:: AVAILABLE DATA ::
......

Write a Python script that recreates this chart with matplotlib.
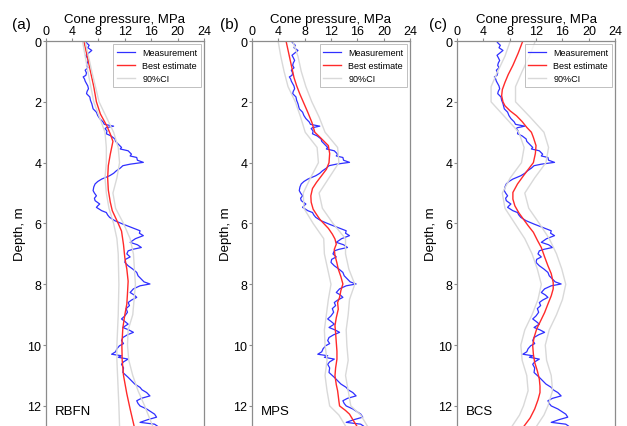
import matplotlib
matplotlib.use('Agg')
import matplotlib.pyplot as plt

plt.rcParams['font.family'] = ['Liberation Sans', 'DejaVu Sans']

# measured CPT profile (same in every panel): depth [m], cone pressure [MPa]
meas_depth = [0.00, 0.08, 0.14, 0.22, 0.31, 0.40, 0.47, 0.55, 0.64, 0.72, 0.80, 0.88, 0.96, 1.05,
              1.13, 1.18, 1.25, 1.32, 1.40, 1.48, 1.57, 1.65, 1.73, 1.84, 1.95, 2.06, 2.15, 2.23,
              2.34, 2.45, 2.55, 2.66, 2.74, 2.80, 2.85, 2.88, 2.96, 3.05, 3.12, 3.22, 3.30, 3.39,
              3.50, 3.55, 3.61, 3.72, 3.78, 3.83, 3.92, 3.99, 4.05, 4.10, 4.18, 4.27, 4.35, 4.43,
              4.54, 4.62, 4.70, 4.80, 4.92, 5.00, 5.09, 5.17, 5.25, 5.36, 5.42, 5.47, 5.58, 5.64,
              5.72, 5.80, 5.91, 6.02, 6.13, 6.24, 6.32, 6.40, 6.50, 6.62, 6.70, 6.79, 6.85, 6.90,
              7.00, 7.10, 7.18, 7.28, 7.39, 7.50, 7.61, 7.72, 7.83, 7.92, 7.99, 8.05, 8.15, 8.27,
              8.35, 8.43, 8.52, 8.60, 8.70, 8.80, 8.92, 9.04, 9.14, 9.22, 9.31, 9.42, 9.50, 9.58,
              9.66, 9.75, 9.85, 9.95, 10.02, 10.12, 10.22, 10.30, 10.35, 10.40, 10.46, 10.55,
              10.63, 10.75, 10.90, 10.98, 11.06, 11.17, 11.28, 11.39, 11.47, 11.56, 11.67, 11.75,
              11.83, 11.92, 12.00, 12.10, 12.20, 12.27, 12.37, 12.45, 12.54, 12.60, 12.66]
meas_qc = [6.0, 6.3, 6.6, 6.4, 7.0, 6.5, 6.1, 6.3, 6.5, 6.3, 6.2, 6.4, 6.0, 6.2,
           6.1, 5.7, 5.9, 6.0, 6.2, 6.4, 6.5, 6.3, 6.2, 6.7, 6.8, 7.0, 7.1, 7.2,
           7.7, 7.9, 8.2, 8.7, 8.9, 10.3, 9.2, 9.0, 9.3, 9.2, 9.9, 10.5, 10.6, 11.0,
           11.5, 11.3, 12.5, 13.0, 12.8, 13.8, 13.9, 14.8, 12.8, 11.7, 11.3, 10.7, 10.3, 9.7,
           8.5, 7.9, 7.5, 7.3, 7.2, 7.4, 7.7, 7.4, 7.5, 8.2, 7.9, 7.7, 8.5, 9.2,
           9.4, 9.7, 10.5, 11.7, 13.0, 14.3, 14.2, 14.8, 13.6, 12.8, 13.9, 14.5, 13.2, 12.5,
           12.3, 12.8, 12.1, 12.0, 12.5, 13.2, 13.8, 14.0, 14.5, 14.9, 15.8, 14.3, 13.3, 12.8,
           13.4, 13.8, 13.0, 12.5, 12.7, 12.2, 12.4, 12.0, 11.5, 12.0, 12.5, 11.7, 12.6, 13.3,
           12.4, 11.7, 11.5, 11.8, 11.2, 10.8, 10.6, 10.0, 11.5, 11.0, 12.5, 11.8,
           11.5, 11.8, 11.7, 12.1, 12.5, 13.0, 13.5, 14.3, 14.6, 15.3, 15.8, 14.5,
           13.8, 14.0, 14.3, 15.3, 16.0, 16.5, 16.8, 15.5, 14.3, 16.5, 16.9]

# (a) RBFN
rbfn_depth = [0, 0.5, 1.0, 1.5, 2.0, 2.4, 2.8, 3.06, 3.3, 3.72, 4.1, 4.5, 4.9, 5.3, 5.58, 6.0,
              6.25, 6.7, 7.13, 7.5, 7.9, 8.3, 8.65, 9.0, 9.43, 10.0, 10.5, 11.0, 11.6, 12.1, 12.66]
rbfn_best = [5.8, 6.3, 6.8, 7.3, 7.7, 8.3, 9.3, 9.8, 10.2, 9.8, 9.5, 9.4, 9.5, 9.8, 10.1, 11.0,
             11.5, 11.8, 12.0, 12.3, 12.5, 12.4, 12.3, 12.0, 11.7, 11.55, 11.6, 11.8, 12.3, 12.8, 13.4]
rbfn_ci_depth = [0, 1, 2, 3, 3.5, 4, 4.5, 5, 5.5, 6, 6.5, 7, 8, 9, 9.5, 10, 10.5, 11, 11.5, 12, 12.66]
rbfn_lo = [5.6, 6.4, 7.3, 9.0, 9.2, 9.2, 9.0, 9.2, 9.6, 10.3, 10.8, 11.0, 11.1, 11.0, 10.9, 10.8,
           10.8, 10.9, 11.0, 11.1, 11.2]
rbfn_hi = [6.0, 7.0, 8.1, 10.3, 11.0, 11.2, 10.8, 10.2, 10.6, 11.8, 12.8, 13.3, 13.6, 13.2, 12.5,
           12.4, 12.6, 13.2, 14.0, 15.0, 16.2]

# (b) MPS
mps_depth = [0, 0.4, 0.8, 1.2, 1.47, 1.75, 2.0, 2.35, 2.67, 3.0, 3.2, 3.44, 3.7, 4.0, 4.22, 4.45,
             4.65, 4.85, 5.09, 5.3, 5.53, 5.7, 5.86, 6.0, 6.16, 6.35, 6.51, 6.68, 6.85, 7.05, 7.3,
             7.5, 7.75, 7.99, 8.2, 8.43, 8.6, 8.82, 9.1, 9.36, 9.6, 9.91, 10.2, 10.46, 10.75,
             11.01, 11.3, 11.5, 11.67, 11.85, 12.0, 12.15, 12.27, 12.45, 12.66]
mps_best = [5.2, 5.6, 6.0, 6.4, 6.8, 7.3, 7.8, 8.5, 9.1, 9.55, 10.5, 11.6, 11.8, 11.7, 11.3, 10.5,
            9.8, 9.2, 8.95, 9.0, 9.3, 9.8, 10.3, 10.9, 11.6, 12.2, 12.6, 12.8, 12.5, 12.6, 12.9,
            13.1, 13.5, 13.8, 13.5, 13.3, 13.0, 13.1, 12.8, 12.6, 12.7, 12.8, 12.9, 12.9, 12.7,
            12.6, 12.8, 13.0, 13.1, 13.2, 13.3, 14.2, 14.8, 15.3, 15.9]
ci_depth = [0, 0.5, 1, 1.5, 2, 2.5, 3, 3.5, 4, 4.5, 5, 5.5, 6, 6.5, 7, 7.5, 8, 8.5, 9, 9.5, 10,
            10.5, 11, 11.5, 12, 12.3, 12.66]
mps_lo = [4.0, 4.4, 4.9, 5.5, 6.6, 7.4, 8.1, 9.9, 10.1, 8.9, 7.8, 7.9, 9.3, 10.9, 11.0, 11.5, 12.0,
          11.6, 11.3, 11.0, 11.1, 11.4, 11.1, 11.4, 11.8, 13.2, 14.2]
mps_hi = [6.2, 7.0, 7.5, 8.2, 9.1, 10.2, 11.1, 13.0, 13.2, 11.7, 10.2, 10.7, 12.3, 14.2, 14.2, 14.7,
          15.6, 14.8, 14.6, 14.3, 14.4, 14.6, 14.2, 14.6, 15.0, 16.5, 17.5]

# (c) BCS
bcs_depth = [0, 0.4, 0.8, 1.1, 1.36, 1.6, 1.8, 2.0, 2.13, 2.3, 2.46, 2.65, 2.84, 3.0, 3.17, 3.44,
             3.7, 4.0, 4.2, 4.43, 4.7, 4.98, 5.2, 5.42, 5.65, 5.86, 6.07, 6.29, 6.55, 6.79, 7.1,
             7.39, 7.65, 7.94, 8.15, 8.38, 8.65, 8.93, 9.2, 9.47, 9.75, 10.02, 10.3, 10.57, 10.85,
             11.12, 11.35, 11.56, 11.8, 12.1, 12.4, 12.66]
bcs_best = [10.0, 9.3, 8.5, 7.8, 7.3, 6.9, 6.8, 7.0, 7.3, 8.1, 9.05, 9.9, 10.6, 11.3, 11.6, 12.0,
            11.9, 11.6, 10.9, 10.1, 9.2, 8.5, 8.5, 8.8, 9.4, 10.1, 10.8, 11.6, 12.2, 12.8, 13.3,
            13.8, 14.3, 14.6, 14.6, 14.3, 13.8, 13.3, 12.7, 12.1, 11.7, 11.5, 11.6, 11.8, 12.2,
            12.5, 12.6, 12.6, 12.3, 11.8, 11.1, 10.2]
bcs_lo = [8.1, 7.3, 6.2, 5.2, 5.2, 7.3, 9.4, 10.2, 9.8, 8.1, 6.9, 7.3, 8.8, 10.3, 11.4, 12.2, 12.8,
          12.3, 11.4, 10.3, 9.7, 9.9, 10.6, 10.8, 10.1, 9.5, 8.4]
bcs_hi = [11.9, 11.0, 9.9, 8.9, 8.9, 11.1, 13.2, 13.9, 13.5, 11.8, 10.3, 10.9, 12.5, 14.0, 15.1,
          15.9, 16.5, 16.0, 15.1, 14.0, 13.4, 13.6, 14.3, 14.5, 13.8, 13.2, 12.1]

panels = [
    ('(a)', 'RBFN', rbfn_depth, rbfn_best, rbfn_ci_depth, rbfn_lo, rbfn_hi, 0.0726, 0.034),
    ('(b)', 'MPS', mps_depth, mps_best, ci_depth, mps_lo, mps_hi, 0.4014, 0.366),
    ('(c)', 'BCS', bcs_depth, bcs_best, ci_depth, bcs_lo, bcs_hi, 0.7284, 0.699),
]

fig = plt.figure(figsize=(6.27, 4.27), dpi=100)
axis_gray = '#8c8c8c'
for tag, name, bd, best, cd, lo, hi, left, tag_x in panels:
    ax = fig.add_axes([left, 0.0, 0.2530, 0.9016])
    ax.plot(meas_qc, meas_depth, color='#3030ff', lw=0.9, label='Measurement')
    ax.plot(best, bd, color='#ff2a2a', lw=1.0, label='Best estimate')
    ax.plot(lo, cd, color='#d9d9d9', lw=1.0, label='90%CI')
    ax.plot(hi, cd, color='#d9d9d9', lw=1.0)
    ax.set_xlim(0, 24)
    ax.set_ylim(12.66, 0)
    ax.set_xticks(range(0, 25, 4))
    ax.set_yticks(range(0, 13, 2))
    ax.xaxis.tick_top()
    ax.xaxis.set_label_position('top')
    ax.set_xlabel('Cone pressure, MPa', fontsize=9.5, labelpad=2)
    ax.set_ylabel('Depth, m', fontsize=9.5, labelpad=1)
    ax.tick_params(labelsize=9, length=2, width=0.8, color=axis_gray, pad=1)
    for sp in ax.spines.values():
        sp.set_color(axis_gray)
        sp.set_linewidth(0.9)
    ax.spines['bottom'].set_visible(False)
    leg = ax.legend(loc='upper right', fontsize=6.5, borderaxespad=0.35, handlelength=2.0,
                    labelspacing=0.45, fancybox=False)
    leg.get_frame().set_edgecolor('#b0b0b0')
    leg.get_frame().set_linewidth(0.7)
    ax.text(0.06, 0.04, name, transform=ax.transAxes, fontsize=9.5, va='center', ha='left')
    fig.text(tag_x, 0.942, tag, fontsize=11, ha='center', va='center')

fig.savefig('out.png', dpi=100, facecolor='white')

......

:: AIM OF THE TASK ::
Starting at the first line of the material, output exactly the lines up to and including the one with "plt.rcParams['font.family'] = ['Liberation". Do not include the pictures.

:: SOLUTION TO THIS PROBLEM ::
Write a Python script that recreates this chart with matplotlib.
import matplotlib
matplotlib.use('Agg')
import matplotlib.pyplot as plt

plt.rcParams['font.family'] = ['Liberation Sans', 'DejaVu Sans']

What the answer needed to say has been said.